In many ways, fandom became the blueprint for the modern internet itself. Google images was litrally made because everyone was searching the 2000 Grammy Awards, where Jennifer Lopez wore a green Versace dress and they wanted to see! Stan accounts became social media strategy. Fan edits became marketing language. Online fandom communities became the model for digital engagement. Entire industries now attempt to recreate the kind of devotion teenage girls built naturally from their bedrooms years ago.
But beyond the economics, the influence, and the marketing power, fandom matters because of what it gives people emotionally.
It reminds people they are not alone.
For every joke ever made about “crazy fangirls,” there is also a girl who found confidence through fandom. A girl who found friendship through fandom. A girl who survived difficult years because music, community, and belonging gave her somewhere to place her feelings.

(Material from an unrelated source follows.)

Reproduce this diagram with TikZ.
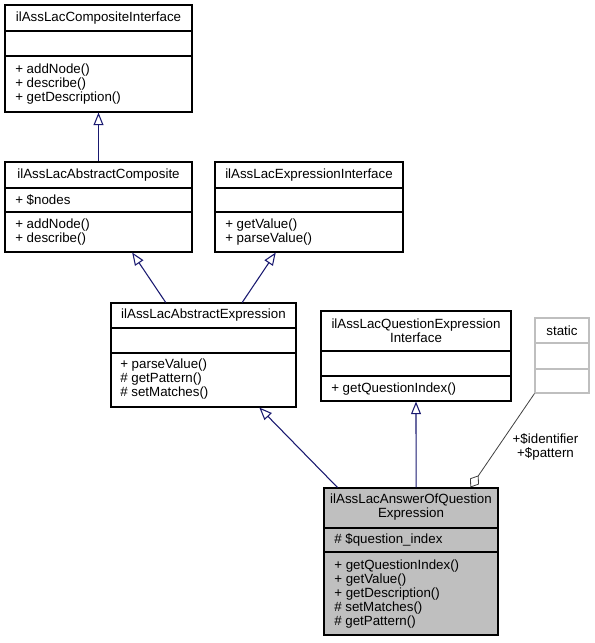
\documentclass[tikz,border=0pt]{standalone}
\usepackage{fontspec}
\setmainfont{Liberation Sans}
\usetikzlibrary{arrows.meta,calc,fit}
\definecolor{edgeblue}{HTML}{191970}
\definecolor{boxgray}{HTML}{BFBFBF}
\definecolor{aggrgray}{HTML}{404040}
\tikzset{
	classbox/.style={draw=black,line width=0.8pt,inner sep=0pt},
	member/.style={anchor=west,inner sep=0pt},
	inherit/.style={edgeblue,line width=0.8pt,-{Triangle[open,length=9.5pt,width=7.5pt]}},
	aggregate/.style={aggrgray,line width=0.6pt,-{Diamond[open,length=11pt,width=8pt]}}
}

\begin{document}
\begin{tikzpicture}[x=0.75pt,y=-0.75pt,font=\fontsize{10}{10.5}\selectfont]
		\useasboundingbox (0,0) rectangle (595,643);
		
		% The class boxes
		\node[classbox,fit={(5,5) (192,112)}] (composite) {};
		\node[classbox,fit={(5,162) (192,252)}] (abscomposite) {};
		\node[classbox,fit={(215,162) (403,252)}] (exprinterface) {};
		\node[classbox,fit={(111,303) (296,407)}] (absexpr) {};
		\node[classbox,fit={(321,311) (511,401)}] (qexprinterface) {};
		\node[classbox,draw=boxgray,fit={(535,318) (589,393)}] (static) {};
		\node[classbox,fill=boxgray,fit={(324,488) (498,635)}] (answerexpr) {};
		
		% the compartment lines
		\foreach \b/\ya/\yb in {composite/31/56,abscomposite/188/212,exprinterface/188/212,absexpr/328/353,qexprinterface/351/376,answerexpr/528/552}
		{
			\draw[line width=0.8pt] (\b.west|-0,\ya) -- (\b.east|-0,\ya);
			\draw[line width=0.8pt] (\b.west|-0,\yb) -- (\b.east|-0,\yb);
		}
		\draw[boxgray,line width=0.8pt] (static.west|-0,343) -- (static.east|-0,343);
		\draw[boxgray,line width=0.8pt] (static.west|-0,369) -- (static.east|-0,369);
		
		% class names
		\node (composite-title) at (98.5,18) {ilAssLacCompositeInterface};
		\node (abscomposite-title) at (98.5,175) {ilAssLacAbstractComposite};
		\node (exprinterface-title) at (309,175) {ilAssLacExpressionInterface};
		\node (absexpr-title) at (203.5,315.5) {ilAssLacAbstractExpression};
		\node[align=center] (qexprinterface-title) at (416,330.5) {ilAssLacQuestionExpression\\Interface};
		\node (static-title) at (562,330.5) {static};
		\node[align=center] (answerexpr-title) at (411,507) {ilAssLacAnswerOfQuestion\\Expression};
		
		% attributes
		\node[member] (abscomposite-a1) at (15,200) {+ \$nodes};
		\node[member] (answerexpr-a1) at (334,540) {\# \$question\_index};
		
		% methods
		\foreach \t [count=\i] in {{+ addNode()},{+ describe()},{+ getDescription()}}
			\node[member] (composite-m\i) at (15,{56+14*\i}) {\t};
		\foreach \t [count=\i] in {{+ addNode()},{+ describe()}}
			\node[member] (abscomposite-m\i) at (15,{211+14*\i}) {\t};
		\foreach \t [count=\i] in {{+ getValue()},{+ parseValue()}}
			\node[member] (exprinterface-m\i) at (225,{211+14*\i}) {\t};
		\foreach \t [count=\i] in {{+ parseValue()},{\# getPattern()},{\# setMatches()}}
			\node[member] (absexpr-m\i) at (120,{351+14*\i}) {\t};
		\node[member] (qexprinterface-m1) at (331,389) {+ getQuestionIndex()};
		\foreach \t [count=\i] in {{+ getQuestionIndex()},{+ getValue()},{+ getDescription()},{\# setMatches()},{\# getPattern()}}
			\node[member] (answerexpr-m\i) at (334,{552+14*\i}) {\t};
		
		% inheritance
		\draw[inherit] (abscomposite.north) -- (composite.south);
		\draw[inherit] ($(absexpr.north west)!0.297!(absexpr.north east)$) -- ($(abscomposite.south west)!0.679!(abscomposite.south east)$);
		\draw[inherit] ($(absexpr.north west)!0.708!(absexpr.north east)$) -- ($(exprinterface.south west)!0.324!(exprinterface.south east)$);
		\draw[inherit] ($(answerexpr.north west)!0.08!(answerexpr.north east)$) -- ($(absexpr.south west)!0.80!(absexpr.south east)$);
		\draw[inherit] ($(answerexpr.north west)!0.529!(answerexpr.north east)$) -- (qexprinterface.south);
		
		% the static members
		\draw[aggregate] (static.south west) -- ($(answerexpr.north west)!0.839!(answerexpr.north east)$);
		\node[align=center] (static-label) at (545.5,447) {+\$identifier\\+\$pattern};
	\end{tikzpicture}
\end{document}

Being a fangirl has given me identity, creativity, confidence, friendship, escape, inspiration. There is nothing more inspiring than passion whether that’s spending hours DIY-ing a concert outfit, dissecting lyrics that feel painfully specific to your own life, or simply loving art enough to let it change you.
People often underestimate teenage girls because they mistake softness for insignificance. Yet some of the most influential cultural movements of the last century began exactly where people refused to take them seriously: in the hearts of young women loving something loudly together.
Culture does not begin in boardrooms.
More often than not, it begins in a teenage girl’s bedroom.